Can you see my point? Anyone treating those racked in physical and psychological pain cannot ignore the debilitating effects of the "hurt." But, first of all, these doctors must be sufficiently educated in proper pain treatment and pain management. The public must not assume a doctor's medical degree includes sufficient completion of that specific training. In fact, in most cases, having proper prescription education depends upon the voluntary initiative and concern of the individual medical professional.
Equipped with the knowledge of how best to identify and treat pain in all its many forms, a doctor must then find the source(s) of the patient's pain and develop safe treatment based on an accurate diagnosis in order to continue with the best prognosis. These procedures are very difficult tasks that usually require repeated treatment, adjustment, and close management of pain medications.
Thus, enters the potential for dependence and addiction -- the professional decides to continue treatment of the patient's moderate to severe pain with the FDA-approved opioid painkiller. The very substance that stops the pain has the power to overcome the patient and make him/her dependent, then addicted'
An over-medicated patient is, at first, happy and unaware of any impending danger. Yet, as he soon perceives his sense of well-being is tied directed to the prescribed substance and increased resistance enters his being, he craves more significant doses to keep him "level." But, eventually he becomes impaired and exhibits most of the "A to E" characteristics, and they continue to progress with his overwhelming chemical consumption. He becomes totally dependent on his altered state of being.
His dependence spirals into addiction, and he is rendered dysfunctional. He has become a distorted, ugly veneer of his true being. Pills possess his insides as he lives the will of his pain. As reason deserts his mind and chemical needs overtake everything else in his world, his only perception of salvation is his next fix.

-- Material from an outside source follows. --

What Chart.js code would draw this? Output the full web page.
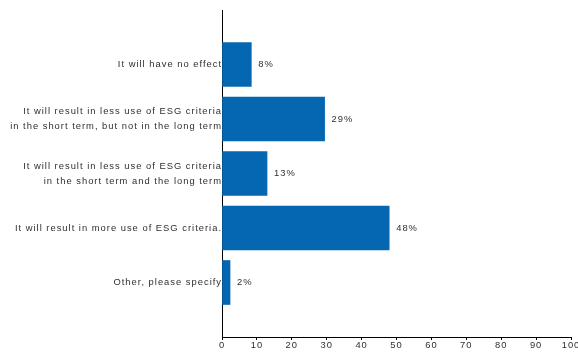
<!DOCTYPE html>
<html>
<head>
    <title>ESG criteria</title>
    <style>
        body { margin: 0; background: #fff; }
        .chart-box { width: 578px; height: 358px; }
    </style>
    <script src="https://cdn.jsdelivr.net/npm/chart.js"></script>
</head>
<body>
    <div class="chart-box"><canvas id="chart"></canvas></div>

    <script>
        // Answers (top to bottom) and share of respondents in percent
        const answers = [
            'It will have no effect',
            ['It will result in less use of ESG criteria', 'in the short term, but not in the long term'],
            ['It will result in less use of ESG criteria', 'in the short term and the long term'],
            'It will result in more use of ESG criteria.',
            'Other, please specify'
        ];
        const shares = [8.4, 29.4, 12.9, 47.9, 2.3];
        const xTicks = [0, 10, 20, 30, 40, 50, 60, 70, 80, 90, 100];

        const FONT = '"Liberation Sans", Arial, sans-serif';
        const TEXT = '#2f2f2f';

        // empty slots above and below so the bars sit like the original
        const labels = [''].concat(answers, ['']);
        const values = [null].concat(shares, [null]);

        // spaced-out lettering like the original
        const spacing = {
            id: 'spacing',
            beforeLayout(chart) { chart.ctx.letterSpacing = '1px'; },
            beforeDraw(chart) { chart.ctx.letterSpacing = '1px'; }
        };

        // percentage next to each bar
        const barLabels = {
            id: 'barLabels',
            afterDatasetsDraw(chart) {
                const ctx = chart.ctx;
                const meta = chart.getDatasetMeta(0);
                ctx.save();
                ctx.letterSpacing = '1px';
                ctx.font = '9.4px ' + FONT;
                ctx.fillStyle = TEXT;
                ctx.textAlign = 'left';
                ctx.textBaseline = 'middle';
                meta.data.forEach((bar, i) => {
                    const v = values[i];
                    if (v === null) return;
                    ctx.fillText(Math.round(v) + '%', bar.x + 7, bar.y);
                });
                ctx.restore();
            }
        };

        new Chart(document.getElementById('chart'), {
            type: 'bar',
            data: {
                labels: labels,
                datasets: [{
                    data: values,
                    backgroundColor: '#0567b1',
                    borderWidth: 0,
                    barThickness: 44
                }]
            },
            options: {
                indexAxis: 'y',
                responsive: true,
                maintainAspectRatio: false,
                animation: false,
                layout: { padding: { top: 10, right: 7, left: 0, bottom: 0 } },
                plugins: {
                    legend: { display: false },
                    tooltip: { enabled: false }
                },
                scales: {
                    y: {
                        offset: false,
                        grid: { display: false, drawTicks: false },
                        border: { display: true, color: '#000', width: 1 },
                        ticks: {
                            color: TEXT,
                            padding: 0,
                            font: { family: FONT, size: 9.4, lineHeight: 1.6 }
                        },
                        afterFit(scale) { scale.width = 222; }
                    },
                    x: {
                        min: 0,
                        max: 100,
                        afterBuildTicks(scale) {
                            scale.ticks = xTicks.map(v => ({ value: v }));
                        },
                        grid: {
                            drawOnChartArea: false,
                            color: '#000',
                            tickLength: 3
                        },
                        border: { display: true, color: '#000', width: 1 },
                        ticks: {
                            color: TEXT,
                            padding: 0,
                            maxRotation: 0,
                            font: { family: FONT, size: 9.4 }
                        },
                        afterFit(scale) {
                            scale.height = 21;
                            scale.paddingLeft = 0;
                            scale.paddingRight = 0;
                        }
                    }
                }
            },
            plugins: [spacing, barLabels]
        });
    </script>
</body>
</html>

You needn't tell him about the possible ways out. His only friends then are addicts, and all of them know the truth. The problem is that so many of them are so wounded that they cannot prevail to fight the odds. They know the odds are that they are headed for prison or for the grave. The exceptional addicts pull themselves up through rehabilitation with the grace of a strong will, the dedication to long and tough medical intervention, the forgiving help of loved ones, and the grace of Almighty God.
If and when death occurs, the addicts immediate family and friends are left scarred and perplexed and in deep pain themselves. An addict's death leaves holes in the world -- gaps and crevices he had no idea his demise would help create. Some of them are obvious like torn families and shattered dreams. Others are hushed and carefully concealed like debts and dark, detrimental associations.
And perhaps the biggest, most distressing fissure of all
grows at the end of a pen
wielded by a health professional who continues
to be an unknowing or uncaring accessory
to murderous Rx addiction
as he prescribes continuous opioid pain medication.